[GOAL] Please repeat the records exactly from their first line, finishing at the line containing "anchor=east] (strb) at" and including it.

___ ENTRIES ___

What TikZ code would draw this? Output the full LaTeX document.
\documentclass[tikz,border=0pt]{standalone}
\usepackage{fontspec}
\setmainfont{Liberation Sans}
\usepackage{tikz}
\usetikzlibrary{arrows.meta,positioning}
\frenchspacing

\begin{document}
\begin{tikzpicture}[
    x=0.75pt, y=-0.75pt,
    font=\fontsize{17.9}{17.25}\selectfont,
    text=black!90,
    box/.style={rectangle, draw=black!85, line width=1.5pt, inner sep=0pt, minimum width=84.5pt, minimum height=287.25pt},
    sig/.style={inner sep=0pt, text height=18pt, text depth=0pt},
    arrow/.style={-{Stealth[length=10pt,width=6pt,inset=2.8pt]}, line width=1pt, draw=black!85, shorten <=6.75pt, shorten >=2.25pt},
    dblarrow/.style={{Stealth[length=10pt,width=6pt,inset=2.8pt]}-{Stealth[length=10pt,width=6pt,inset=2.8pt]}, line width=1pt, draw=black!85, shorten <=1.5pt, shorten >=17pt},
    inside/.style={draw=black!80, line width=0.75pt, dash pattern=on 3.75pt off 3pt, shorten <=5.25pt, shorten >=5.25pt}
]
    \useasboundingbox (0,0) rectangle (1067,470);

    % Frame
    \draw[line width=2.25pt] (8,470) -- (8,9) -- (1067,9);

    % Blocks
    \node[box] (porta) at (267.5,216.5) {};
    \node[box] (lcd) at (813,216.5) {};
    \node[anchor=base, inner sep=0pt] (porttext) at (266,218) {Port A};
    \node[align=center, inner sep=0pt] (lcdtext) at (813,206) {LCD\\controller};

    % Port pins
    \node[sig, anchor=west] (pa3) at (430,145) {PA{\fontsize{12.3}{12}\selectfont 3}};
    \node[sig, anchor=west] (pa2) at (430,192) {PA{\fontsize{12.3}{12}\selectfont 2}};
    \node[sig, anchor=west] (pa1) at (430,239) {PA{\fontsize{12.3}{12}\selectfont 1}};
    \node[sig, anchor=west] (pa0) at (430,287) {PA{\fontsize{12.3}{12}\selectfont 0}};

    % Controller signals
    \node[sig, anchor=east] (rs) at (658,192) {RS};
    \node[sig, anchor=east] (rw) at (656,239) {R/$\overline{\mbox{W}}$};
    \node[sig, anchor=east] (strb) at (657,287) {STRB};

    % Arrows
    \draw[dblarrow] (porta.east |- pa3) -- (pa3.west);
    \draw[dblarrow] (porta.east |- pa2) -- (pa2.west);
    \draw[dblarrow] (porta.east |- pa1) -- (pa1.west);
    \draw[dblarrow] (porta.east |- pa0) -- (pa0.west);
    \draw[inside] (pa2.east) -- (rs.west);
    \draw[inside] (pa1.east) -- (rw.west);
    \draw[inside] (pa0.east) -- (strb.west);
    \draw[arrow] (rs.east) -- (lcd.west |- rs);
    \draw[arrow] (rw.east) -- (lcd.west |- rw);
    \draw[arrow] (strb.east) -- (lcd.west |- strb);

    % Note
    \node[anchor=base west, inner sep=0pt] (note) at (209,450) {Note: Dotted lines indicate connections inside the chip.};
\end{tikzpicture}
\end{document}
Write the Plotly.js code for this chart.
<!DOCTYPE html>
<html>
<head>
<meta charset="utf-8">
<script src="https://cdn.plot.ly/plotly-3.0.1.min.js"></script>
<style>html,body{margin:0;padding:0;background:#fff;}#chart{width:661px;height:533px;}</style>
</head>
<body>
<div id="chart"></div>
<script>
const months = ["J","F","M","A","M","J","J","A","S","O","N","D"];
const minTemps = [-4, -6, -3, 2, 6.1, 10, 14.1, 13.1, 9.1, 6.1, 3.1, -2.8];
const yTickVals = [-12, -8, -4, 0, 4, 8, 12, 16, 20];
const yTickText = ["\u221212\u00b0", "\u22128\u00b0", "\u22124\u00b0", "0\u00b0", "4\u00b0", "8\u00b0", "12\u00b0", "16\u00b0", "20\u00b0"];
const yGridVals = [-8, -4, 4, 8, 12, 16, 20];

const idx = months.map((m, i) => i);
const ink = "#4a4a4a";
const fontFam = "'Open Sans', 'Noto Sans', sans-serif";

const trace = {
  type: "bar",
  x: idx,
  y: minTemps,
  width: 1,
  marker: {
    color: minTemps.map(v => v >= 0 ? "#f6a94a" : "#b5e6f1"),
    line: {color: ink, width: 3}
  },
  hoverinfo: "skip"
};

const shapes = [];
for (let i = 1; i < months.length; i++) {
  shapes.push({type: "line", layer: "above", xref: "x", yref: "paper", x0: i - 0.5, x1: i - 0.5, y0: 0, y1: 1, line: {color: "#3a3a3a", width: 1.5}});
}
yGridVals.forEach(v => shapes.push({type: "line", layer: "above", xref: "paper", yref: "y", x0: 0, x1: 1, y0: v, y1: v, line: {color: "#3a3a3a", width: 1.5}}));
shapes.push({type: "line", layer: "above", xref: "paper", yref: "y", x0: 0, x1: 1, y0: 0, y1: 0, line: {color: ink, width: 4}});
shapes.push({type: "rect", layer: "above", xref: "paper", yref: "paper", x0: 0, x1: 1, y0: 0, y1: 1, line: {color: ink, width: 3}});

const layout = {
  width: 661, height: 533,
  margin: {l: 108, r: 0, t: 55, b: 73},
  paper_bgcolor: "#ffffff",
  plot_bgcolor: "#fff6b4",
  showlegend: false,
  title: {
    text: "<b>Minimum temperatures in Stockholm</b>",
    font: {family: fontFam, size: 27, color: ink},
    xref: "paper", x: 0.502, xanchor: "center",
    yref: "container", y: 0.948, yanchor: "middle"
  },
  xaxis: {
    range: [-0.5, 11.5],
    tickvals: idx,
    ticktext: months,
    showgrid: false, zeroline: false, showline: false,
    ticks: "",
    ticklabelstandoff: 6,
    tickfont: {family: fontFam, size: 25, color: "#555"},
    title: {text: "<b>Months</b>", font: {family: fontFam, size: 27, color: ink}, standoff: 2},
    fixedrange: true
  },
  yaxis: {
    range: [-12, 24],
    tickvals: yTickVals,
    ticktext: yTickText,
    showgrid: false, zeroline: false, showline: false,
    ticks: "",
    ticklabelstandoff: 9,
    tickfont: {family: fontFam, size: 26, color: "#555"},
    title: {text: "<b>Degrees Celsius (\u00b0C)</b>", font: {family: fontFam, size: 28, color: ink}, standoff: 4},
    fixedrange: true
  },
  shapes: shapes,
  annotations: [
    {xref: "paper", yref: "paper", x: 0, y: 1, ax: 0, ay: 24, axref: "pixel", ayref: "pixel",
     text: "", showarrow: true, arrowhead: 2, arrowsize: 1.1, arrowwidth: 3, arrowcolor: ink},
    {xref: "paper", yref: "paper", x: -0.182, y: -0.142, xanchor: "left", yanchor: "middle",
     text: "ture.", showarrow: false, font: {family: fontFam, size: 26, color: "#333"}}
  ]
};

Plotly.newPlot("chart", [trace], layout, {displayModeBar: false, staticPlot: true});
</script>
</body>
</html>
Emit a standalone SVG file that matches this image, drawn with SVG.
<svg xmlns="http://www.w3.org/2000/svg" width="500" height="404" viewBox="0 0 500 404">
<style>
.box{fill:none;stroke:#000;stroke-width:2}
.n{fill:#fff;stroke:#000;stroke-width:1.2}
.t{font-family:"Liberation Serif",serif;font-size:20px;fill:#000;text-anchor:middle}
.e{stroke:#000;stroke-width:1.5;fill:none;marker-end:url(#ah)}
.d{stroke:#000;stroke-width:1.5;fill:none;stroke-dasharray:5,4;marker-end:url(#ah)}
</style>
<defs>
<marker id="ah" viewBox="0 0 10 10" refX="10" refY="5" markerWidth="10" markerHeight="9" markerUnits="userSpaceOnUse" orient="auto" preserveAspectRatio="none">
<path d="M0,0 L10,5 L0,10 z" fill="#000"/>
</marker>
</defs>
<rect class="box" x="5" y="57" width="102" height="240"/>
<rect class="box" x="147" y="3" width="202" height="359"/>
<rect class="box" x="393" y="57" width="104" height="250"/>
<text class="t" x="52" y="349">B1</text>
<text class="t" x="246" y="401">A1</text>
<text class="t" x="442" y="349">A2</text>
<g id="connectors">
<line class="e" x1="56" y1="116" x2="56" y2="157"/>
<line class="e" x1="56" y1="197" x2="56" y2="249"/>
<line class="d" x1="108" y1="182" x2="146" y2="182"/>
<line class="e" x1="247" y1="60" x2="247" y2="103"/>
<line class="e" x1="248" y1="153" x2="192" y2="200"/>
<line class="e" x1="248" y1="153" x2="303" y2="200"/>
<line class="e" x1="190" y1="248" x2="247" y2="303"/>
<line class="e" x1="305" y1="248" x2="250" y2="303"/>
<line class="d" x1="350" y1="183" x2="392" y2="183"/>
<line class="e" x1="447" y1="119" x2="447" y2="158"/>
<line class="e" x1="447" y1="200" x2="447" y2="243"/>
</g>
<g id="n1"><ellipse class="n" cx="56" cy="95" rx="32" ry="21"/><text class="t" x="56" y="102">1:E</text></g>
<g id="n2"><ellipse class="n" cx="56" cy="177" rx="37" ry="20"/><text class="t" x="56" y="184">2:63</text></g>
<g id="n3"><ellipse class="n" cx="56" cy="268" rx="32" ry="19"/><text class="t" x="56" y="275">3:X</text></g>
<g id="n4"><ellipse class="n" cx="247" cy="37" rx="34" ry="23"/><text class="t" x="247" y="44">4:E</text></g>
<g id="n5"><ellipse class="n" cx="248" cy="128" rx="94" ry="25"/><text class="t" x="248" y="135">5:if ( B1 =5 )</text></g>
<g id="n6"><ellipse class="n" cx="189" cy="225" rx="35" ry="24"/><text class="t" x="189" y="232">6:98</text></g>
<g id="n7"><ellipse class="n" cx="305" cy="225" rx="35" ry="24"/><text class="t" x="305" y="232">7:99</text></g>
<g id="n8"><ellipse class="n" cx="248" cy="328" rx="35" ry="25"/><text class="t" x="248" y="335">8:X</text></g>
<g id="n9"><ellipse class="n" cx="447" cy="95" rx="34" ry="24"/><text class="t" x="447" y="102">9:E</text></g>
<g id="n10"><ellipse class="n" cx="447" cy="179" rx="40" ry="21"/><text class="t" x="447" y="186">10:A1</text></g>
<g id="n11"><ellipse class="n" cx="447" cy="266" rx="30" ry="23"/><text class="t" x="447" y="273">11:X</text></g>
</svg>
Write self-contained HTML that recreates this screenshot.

___

[TASK OUTPUT]
What TikZ code would draw this? Output the full LaTeX document.
\documentclass[tikz,border=0pt]{standalone}
\usepackage{fontspec}
\setmainfont{Liberation Sans}
\usepackage{tikz}
\usetikzlibrary{arrows.meta,positioning}
\frenchspacing

\begin{document}
\begin{tikzpicture}[
    x=0.75pt, y=-0.75pt,
    font=\fontsize{17.9}{17.25}\selectfont,
    text=black!90,
    box/.style={rectangle, draw=black!85, line width=1.5pt, inner sep=0pt, minimum width=84.5pt, minimum height=287.25pt},
    sig/.style={inner sep=0pt, text height=18pt, text depth=0pt},
    arrow/.style={-{Stealth[length=10pt,width=6pt,inset=2.8pt]}, line width=1pt, draw=black!85, shorten <=6.75pt, shorten >=2.25pt},
    dblarrow/.style={{Stealth[length=10pt,width=6pt,inset=2.8pt]}-{Stealth[length=10pt,width=6pt,inset=2.8pt]}, line width=1pt, draw=black!85, shorten <=1.5pt, shorten >=17pt},
    inside/.style={draw=black!80, line width=0.75pt, dash pattern=on 3.75pt off 3pt, shorten <=5.25pt, shorten >=5.25pt}
]
    \useasboundingbox (0,0) rectangle (1067,470);

    % Frame
    \draw[line width=2.25pt] (8,470) -- (8,9) -- (1067,9);

    % Blocks
    \node[box] (porta) at (267.5,216.5) {};
    \node[box] (lcd) at (813,216.5) {};
    \node[anchor=base, inner sep=0pt] (porttext) at (266,218) {Port A};
    \node[align=center, inner sep=0pt] (lcdtext) at (813,206) {LCD\\controller};

    % Port pins
    \node[sig, anchor=west] (pa3) at (430,145) {PA{\fontsize{12.3}{12}\selectfont 3}};
    \node[sig, anchor=west] (pa2) at (430,192) {PA{\fontsize{12.3}{12}\selectfont 2}};
    \node[sig, anchor=west] (pa1) at (430,239) {PA{\fontsize{12.3}{12}\selectfont 1}};
    \node[sig, anchor=west] (pa0) at (430,287) {PA{\fontsize{12.3}{12}\selectfont 0}};

    % Controller signals
    \node[sig, anchor=east] (rs) at (658,192) {RS};
    \node[sig, anchor=east] (rw) at (656,239) {R/$\overline{\mbox{W}}$};
    \node[sig, anchor=east] (strb) at (657,287) {STRB};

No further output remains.